The Blackstone Group has sold Three Bryant Park in Manhattan, New York City, for $2.2 billion to Ivanhoé Cambridge and partner, Callahan Capital Partners, it was revealed today.
Three Bryant Park, which is located at 1095 Avenue of the Americas, was part of the Equity Office Properties Trust (EOP) portfolio Blackstone inherited when it took over EOP for $39 billion in 2007. It was not included, however, in the EOP Manhattan portfolio that Blackstone simultaneously flipped to Harry Macklowe for $7 billion.
Records indicate that EOP originally agreed to buy an 80 percent interest in Three Bryant Park in April 2005 for $505 million. That would imply that the value of the asset was $606 million back then and the sale price announced today represents an increase in value of 3.6 times within 10 years, or a 363 percent uplift.
The one-million-square-foot, 41-story tower is also known as the Verizon Building, and is 97 percent leased. At the time EOP bought its stake, the company said Verizon would retain ownership of 200,000 square feet of the property and lease around one million square feet until it relocated to 140 West Street, the former headquarters of New York Telephone.
Verizon still has space in the building, which is also shared with MetLife and Dechert, the law firm.
Speaking about the acquisition, Arthur Lloyd, executive vice president, Global Investments Ivanhoé Cambridge, said the opportunity to acquire a “truly iconic property” like Three Bryant Park was extremely rare.
He added: “As we redeploy capital that has been rotated out of non-core assets globally, Three Bryant Park represents a cornerstone of our expanding US office platform.”
As far as Blackstone is concerned it is clearly in disposition mode for remaining EOP assets. In December, Blackstone sold a large portfolio of California offices that was also part of EOP to Hudson Pacific. In that case, Hudson bought 26 properties totaling 8.2 million square feet in a deal valued at $3.5 billion.

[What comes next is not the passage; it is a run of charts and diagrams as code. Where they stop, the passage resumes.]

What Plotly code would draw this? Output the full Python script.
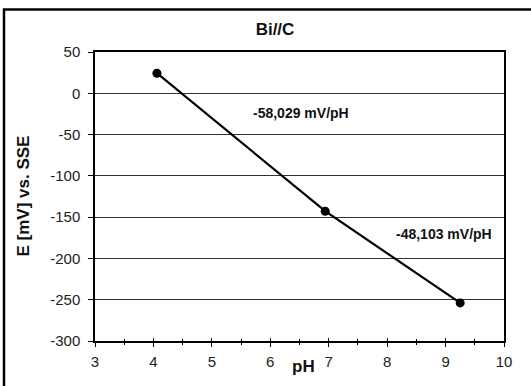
import plotly.graph_objects as go

ph = [4.06, 6.94, 9.25]
potential = [24.3, -142.8, -253.9]
slope_labels = ["-58,029 mV/pH", "-48,103 mV/pH"]
slope_label_x = [6.53, 8.97]
slope_label_y = [-24, -170]
x_ticks = [3, 4, 5, 6, 7, 8, 9, 10]
y_ticks = [50, 0, -50, -100, -150, -200, -250, -300]

FONT = "Liberation Sans, Arial, sans-serif"
TICKFONT = dict(family=FONT, size=15, color="#222")

fig = go.Figure()
fig.add_trace(go.Scatter(
    x=ph, y=potential, mode="lines+markers",
    line=dict(color="black", width=2.2),
    marker=dict(color="black", size=9),
    showlegend=False,
))
# invisible trace on overlay axis for inward ticks
fig.add_trace(go.Scatter(x=[3, 10], y=[-300, 50], xaxis="x2", mode="markers",
                         marker=dict(opacity=0), showlegend=False, hoverinfo="skip"))

for t, x, y in zip(slope_labels, slope_label_x, slope_label_y):
    fig.add_annotation(x=x, y=y, text="<b>" + t + "</b>", showarrow=False,
                       font=dict(family=FONT, size=14, color="#111"))

# axis titles
fig.add_annotation(xref="paper", yref="paper", x=(303 - 95) / 409, y=(340.7 - 366) / 288.7,
                   text="<b>pH</b>", showarrow=False, xanchor="center", yanchor="middle",
                   font=dict(family=FONT, size=17, color="#111"))
fig.add_annotation(xref="paper", yref="paper", x=(23 - 95) / 409, y=0.5,
                   text="<b>E [mV] vs. SSE</b>", textangle=-90, showarrow=False,
                   xanchor="center", yanchor="middle",
                   font=dict(family=FONT, size=17, color="#111"))

fig.update_layout(
    width=531, height=386,
    margin=dict(l=95, r=27, t=52, b=45),
    paper_bgcolor="white", plot_bgcolor="white",
    font=dict(family=FONT, size=14, color="#222"),
    title=dict(text="<b>Bi//C</b>", x=275 / 531, xanchor="center", y=1 - 29.5 / 386,
               yanchor="middle", font=dict(family=FONT, size=17, color="#111")),
    xaxis=dict(range=[3, 10], tickvals=x_ticks, ticktext=[str(v) for v in x_ticks],
               tickfont=TICKFONT, ticklabelstandoff=2, showgrid=False, zeroline=False,
               showline=True, linecolor="black", linewidth=1.5, mirror=True,
               ticks="outside", ticklen=4, tickcolor="black",
               minor=dict(dtick=0.5, ticks="outside", ticklen=2, tickcolor="black")),
    xaxis2=dict(range=[3, 10], dtick=1, overlaying="x", side="bottom", showgrid=False,
                zeroline=False, showticklabels=False, ticks="inside", ticklen=3,
                tickcolor="black", showline=False,
                minor=dict(dtick=0.5, ticks="inside", ticklen=2, tickcolor="black")),
    yaxis=dict(range=[-300, 50], tickvals=y_ticks, ticktext=[str(v) for v in y_ticks],
               tickfont=TICKFONT, ticklabelstandoff=5, showgrid=True, gridcolor="#333",
               gridwidth=1.3, zeroline=False, showline=True, linecolor="black",
               linewidth=1.5, mirror=True, ticks="outside", ticklen=5, tickcolor="black"),
    shapes=[dict(type="rect", xref="paper", yref="paper",
                 x0=(4 - 95) / 409, x1=1.2, y0=-0.3, y1=1 + (52 - 9.5) / 288.7,
                 line=dict(color="black", width=2.5), layer="below")],
)

fig.write_html("out.html")
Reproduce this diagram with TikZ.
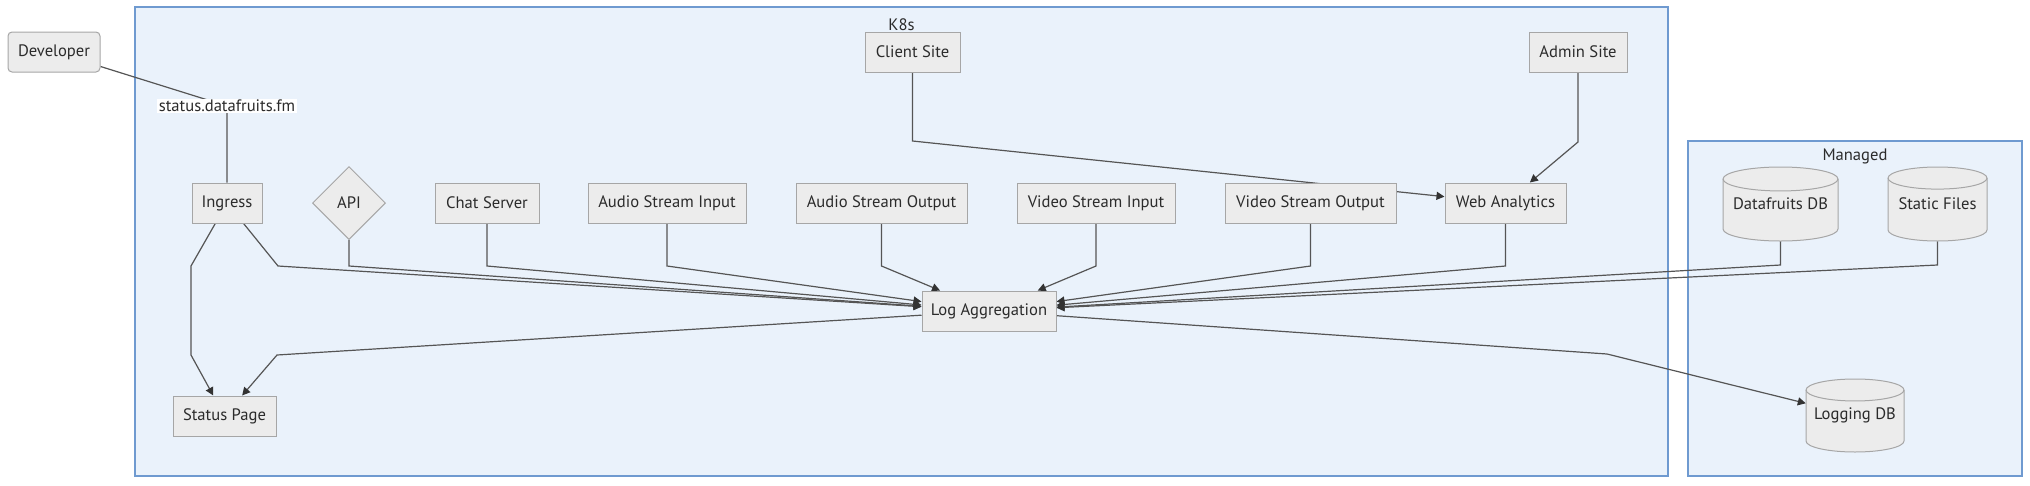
\documentclass[tikz,border=0pt]{standalone}
\usepackage{fontspec}
\setmainfont{PT Sans}
\usetikzlibrary{shapes.geometric,arrows.meta}
\definecolor{clfill}{HTML}{EAF2FB}
\definecolor{cldraw}{HTML}{6F9AD0}
\definecolor{nfill}{HTML}{ECECEC}
\definecolor{ndraw}{HTML}{A6A6A6}
\definecolor{edgec}{HTML}{555555}
\definecolor{tipc}{HTML}{333333}
\definecolor{txt}{HTML}{2B2B2B}
\pgfdeclarelayer{clusters}
\pgfdeclarelayer{edges}
\pgfsetlayers{clusters,edges,main}
\newcommand\bx[5]{\node[box, minimum width=#4pt] (#1) at (#2,#3) {#5};}
\newcommand\dbcyl[6]{%
  \pgfmathsetmacro\cylrx{#4/2}%
  \pgfmathsetmacro\cylry{\cylrx/(2.5+#4/50)}%
  \pgfmathsetmacro\cyltop{#3-#5/2}%
  \pgfmathsetmacro\cylbot{#3+#5/2}%
  \draw[cylline] (#2-\cylrx,\cyltop+\cylry) -- (#2-\cylrx,\cylbot-\cylry)
    arc[start angle=180,end angle=360,x radius=\cylrx pt,y radius=\cylry pt]
    -- (#2+\cylrx,\cyltop+\cylry)
    arc[start angle=0,end angle=180,x radius=\cylrx pt,y radius=\cylry pt] -- cycle;
  \draw[cylline,fill=none] (#2-\cylrx,\cyltop+\cylry)
    arc[start angle=180,end angle=360,x radius=\cylrx pt,y radius=\cylry pt];
  \node[inner sep=0pt, minimum width=#4pt, minimum height=#5pt] (#1) at (#2,#3) {#6};
}
\begin{document}
\begin{tikzpicture}[x=1pt,y=-1pt,
  every node/.style={font=\fontsize{16.6}{19}\selectfont, text=txt},
  box/.style={draw=ndraw, fill=nfill, line width=1pt, minimum height=40pt, inner sep=0pt},
  cylline/.style={draw=ndraw, fill=nfill, line width=1pt},
  cluster/.style={draw=cldraw, fill=clfill, line width=1.2pt, inner sep=0pt},
  edge/.style={draw=edgec, line width=1.2pt},
  arr/.style={edge, -{Triangle[length=8pt,width=8pt,color=tipc]}},
  elabel/.style={fill=white, inner sep=1.5pt}
]
\useasboundingbox (0,0) rectangle (2030,485);

% clusters
\begin{pgfonlayer}{clusters}
\node[cluster, minimum width=1533pt, minimum height=469pt] (k8s) at (901.5,241.5) {};
\node[cluster, minimum width=334pt, minimum height=335pt] (managed) at (1855,308.5) {};
\node (k8slabel) at (901.5,25) {K8s};
\node (managedlabel) at (1855,156) {Managed};
\end{pgfonlayer}

% nodes
\node[box, rounded corners=4pt, minimum width=92pt] (dev) at (54,52) {Developer};
\bx{client}{912.5}{52}{95}{Client Site}
\bx{admin}{1578}{52}{98}{Admin Site}
\bx{ing}{227}{203}{70}{Ingress}
\node[diamond, draw=ndraw, fill=nfill, line width=1pt, minimum width=73pt, minimum height=73pt, inner sep=0pt] (api) at (349,203) {API};
\bx{chat}{487}{203}{104}{Chat Server}
\bx{asi}{667}{203}{158}{Audio Stream Input}
\bx{aso}{881.5}{203}{171}{Audio Stream Output}
\bx{vsi}{1096}{203}{158}{Video Stream Input}
\bx{vso}{1310.5}{203}{171}{Video Stream Output}
\bx{web}{1505.5}{203}{121}{Web Analytics}
\bx{log}{989}{311}{134}{Log Aggregation}
\bx{status}{224.5}{416}{103}{Status Page}
\dbcyl{dfdb}{1780.5}{204}{115}{74}{Datafruits DB}
\dbcyl{static}{1937.5}{204}{99}{74}{Static Files}
\dbcyl{ldb}{1855}{415.5}{98}{73}{Logging DB}

% bend points
\coordinate (b0) at (227,106);
\coordinate (b1) at (191,266);
\coordinate (b2) at (191,355);
\coordinate (b3) at (278,266);
\coordinate (b4) at (349,266);
\coordinate (b5) at (487,266);
\coordinate (b6) at (667,266);
\coordinate (b7) at (881.5,266);
\coordinate (b8) at (1096,266);
\coordinate (b9) at (1310.5,266);
\coordinate (b10) at (1505.5,266);
\coordinate (b11) at (1780.5,265);
\coordinate (b12) at (1937.5,265);
\coordinate (b13) at (912.5,141);
\coordinate (b14) at (1578,142);
\coordinate (b15) at (277,355);
\coordinate (b16) at (1607,354);

\begin{pgfonlayer}{edges}
\draw[edge] (dev) -- (b0) -- (ing);
\draw[arr] (ing) -- (b1) -- (b2) -- (status);
\draw[arr] (ing) -- (b3) -- (log);
\draw[arr] (api) -- (b4) -- (log);
\draw[arr] (chat) -- (b5) -- (log);
\draw[arr] (asi) -- (b6) -- (log);
\draw[arr] (aso) -- (b7) -- (log);
\draw[arr] (vsi) -- (b8) -- (log);
\draw[arr] (vso) -- (b9) -- (log);
\draw[arr] (web) -- (b10) -- (log);
\draw[arr] (dfdb) -- (b11) -- (log);
\draw[arr] (static) -- (b12) -- (log);
\draw[arr] (client) -- (b13) -- (web);
\draw[arr] (admin) -- (b14) -- (web);
\draw[arr] (log) -- (b15) -- (status);
\draw[arr] (log) -- (b16) -- (ldb);
\end{pgfonlayer}

% edge label
\node[elabel] (devlabel) at (b0) {status.datafruits.fm};
\end{tikzpicture}
\end{document}
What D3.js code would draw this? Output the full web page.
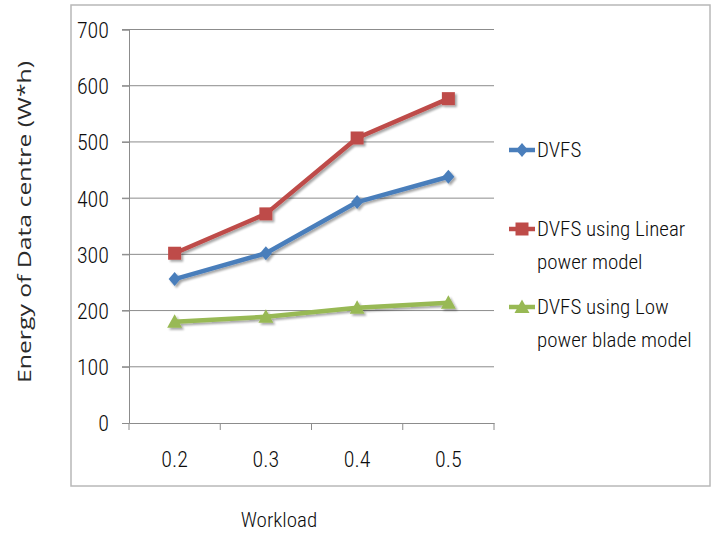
<!DOCTYPE html>
<html>
<head>
<meta charset="utf-8">
<script src="https://cdn.jsdelivr.net/npm/d3@7/dist/d3.min.js"></script>
<style>
  html, body { margin: 0; padding: 0; background: #fff; }
  svg { display: block; }
</style>
</head>
<body>
<svg id="chart" width="717" height="533"></svg>
<script>
const categories = ["0.2", "0.3", "0.4", "0.5"];
const dvfs = [256, 302, 393, 438];
const dvfsLinear = [302, 372, 507, 577];
const dvfsLowPower = [180, 189, 205, 214];
const yTicks = [0, 100, 200, 300, 400, 500, 600, 700];
const seriesNames = [["DVFS"], ["DVFS using Linear", "power model"], ["DVFS using Low", "power blade model"]];

const series = [
  { name: seriesNames[0], values: dvfs, color: "#4A7EBB", marker: "diamond" },
  { name: seriesNames[1], values: dvfsLinear, color: "#BE4B48", marker: "square" },
  { name: seriesNames[2], values: dvfsLowPower, color: "#98B954", marker: "triangle" }
];

const svg = d3.select("#chart");
const tickFont = "'Roboto Condensed', 'Liberation Sans Narrow', 'Liberation Sans', sans-serif";
const tickWeight = 300;
const textColor = "#0d0d0d";

// outer frame
svg.append("rect").attr("x", 71).attr("y", 5).attr("width", 639).attr("height", 481)
  .attr("fill", "none").attr("stroke", "#b8b8b8").attr("stroke-width", 1.5);

const x = d3.scaleBand().domain(categories).range([129, 494]).padding(0);
const y = d3.scaleLinear().domain([0, 700]).range([423, 29.5]);

// gridlines
svg.append("g").selectAll("line").data(yTicks.filter(d => d > 0)).join("line")
  .attr("x1", 122).attr("x2", 494)
  .attr("y1", d => y(d)).attr("y2", d => y(d))
  .attr("stroke", "#8c8c8c").attr("stroke-width", 1);

// y axis
const yAxis = svg.append("g").attr("transform", "translate(129,0)")
  .call(d3.axisLeft(y).tickValues(yTicks).tickSize(7).tickPadding(13).tickFormat(d3.format("d")));
yAxis.select(".domain").attr("stroke", "#8c8c8c");
yAxis.selectAll(".tick line").attr("stroke", "#8c8c8c");
yAxis.selectAll("text").attr("font-family", tickFont).attr("font-weight", tickWeight)
  .attr("font-size", 22).attr("fill", textColor).attr("dy", "0.36em");

// x axis
const xAxis = svg.append("g").attr("transform", "translate(0,423)")
  .call(d3.axisBottom(x).tickSize(0).tickPadding(0));
xAxis.select(".domain").attr("stroke", "#8c8c8c");
xAxis.selectAll(".tick text").attr("font-family", tickFont).attr("font-weight", tickWeight)
  .attr("font-size", 22).attr("fill", textColor).attr("y", 44).attr("dy", 0);
// category boundary ticks
const bounds = categories.map(c => x(c)).concat([x(categories[categories.length - 1]) + x.bandwidth()]);
xAxis.append("g").selectAll("line").data(bounds).join("line")
  .attr("x1", d => d).attr("x2", d => d).attr("y1", 0).attr("y2", 7)
  .attr("stroke", "#8c8c8c");

// axis titles
svg.append("text").attr("transform", "translate(31,222) rotate(-90)")
  .attr("text-anchor", "middle").attr("font-family", "'Open Sans', sans-serif")
  .attr("font-size", 19).attr("fill", "#2a2a2a")
  .attr("textLength", 322).attr("lengthAdjust", "spacingAndGlyphs")
  .text("Energy of Data centre (W*h)");
svg.append("text").attr("x", 279).attr("y", 527).attr("text-anchor", "middle")
  .attr("font-family", tickFont).attr("font-weight", tickWeight)
  .attr("font-size", 21).attr("fill", textColor).text("Workload");

// shadow filter
const defs = svg.append("defs");
const f = defs.append("filter").attr("id", "sh").attr("x", "-20%").attr("y", "-20%").attr("width", "140%").attr("height", "140%");
f.append("feGaussianBlur").attr("in", "SourceAlpha").attr("stdDeviation", 1.2).attr("result", "b");
f.append("feOffset").attr("in", "b").attr("dx", 1.5).attr("dy", 2).attr("result", "o");
f.append("feComponentTransfer").attr("in", "o").attr("result", "o2")
  .append("feFuncA").attr("type", "linear").attr("slope", 0.35);
const m = f.append("feMerge");
m.append("feMergeNode").attr("in", "o2");
m.append("feMergeNode").attr("in", "SourceGraphic");

const cx = c => x(c) + x.bandwidth() / 2;
const line = d3.line().x((d, i) => cx(categories[i])).y(d => y(d));

function markerPath(type) {
  if (type === "diamond") return "M0,-7L6,0L0,7L-6,0Z";
  if (type === "square") return "M-6.5,-6.5H6.5V6.5H-6.5Z";
  return "M0,-7.5L7.5,6L-7.5,6Z";
}

series.forEach(s => {
  const g = svg.append("g").attr("filter", "url(#sh)");
  g.append("path").datum(s.values).attr("d", line)
    .attr("fill", "none").attr("stroke", s.color).attr("stroke-width", 4.5).attr("stroke-linejoin", "round");
  g.selectAll("path.mk").data(s.values).join("path").attr("class", "mk")
    .attr("transform", (d, i) => `translate(${cx(categories[i])},${y(d)})`)
    .attr("d", markerPath(s.marker)).attr("fill", s.color);
});

// legend
const legendY = [150, 229, 307];
const lg = svg.append("g");
series.forEach((s, i) => {
  const g = lg.append("g").attr("transform", `translate(0,${legendY[i]})`);
  g.append("line").attr("x1", 509).attr("x2", 535).attr("y1", 0).attr("y2", 0)
    .attr("stroke", s.color).attr("stroke-width", 4.5);
  g.append("path").attr("transform", "translate(522,0)").attr("d", markerPath(s.marker)).attr("fill", s.color);
  s.name.forEach((t, j) => {
    g.append("text").attr("x", 537).attr("y", 7 + j * 33)
      .attr("font-family", tickFont).attr("font-weight", tickWeight)
      .attr("font-size", 21).attr("fill", textColor).text(t);
  });
});
</script>
</body>
</html>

The twist in that deal, however, was that Blackstone accepted payment for the portfolio partly via shares in Hudson. Blackstone accepted $1.75 billion in cash and 63.5 million in shares, giving Blackstone a 52 percent stake in the company. At the time, Jon Gray, Blackstone’s global head of real estate, said: “We chose to take a major stake in Hudson given its high-quality portfolio, outstanding management team and attractive prospects for growth.”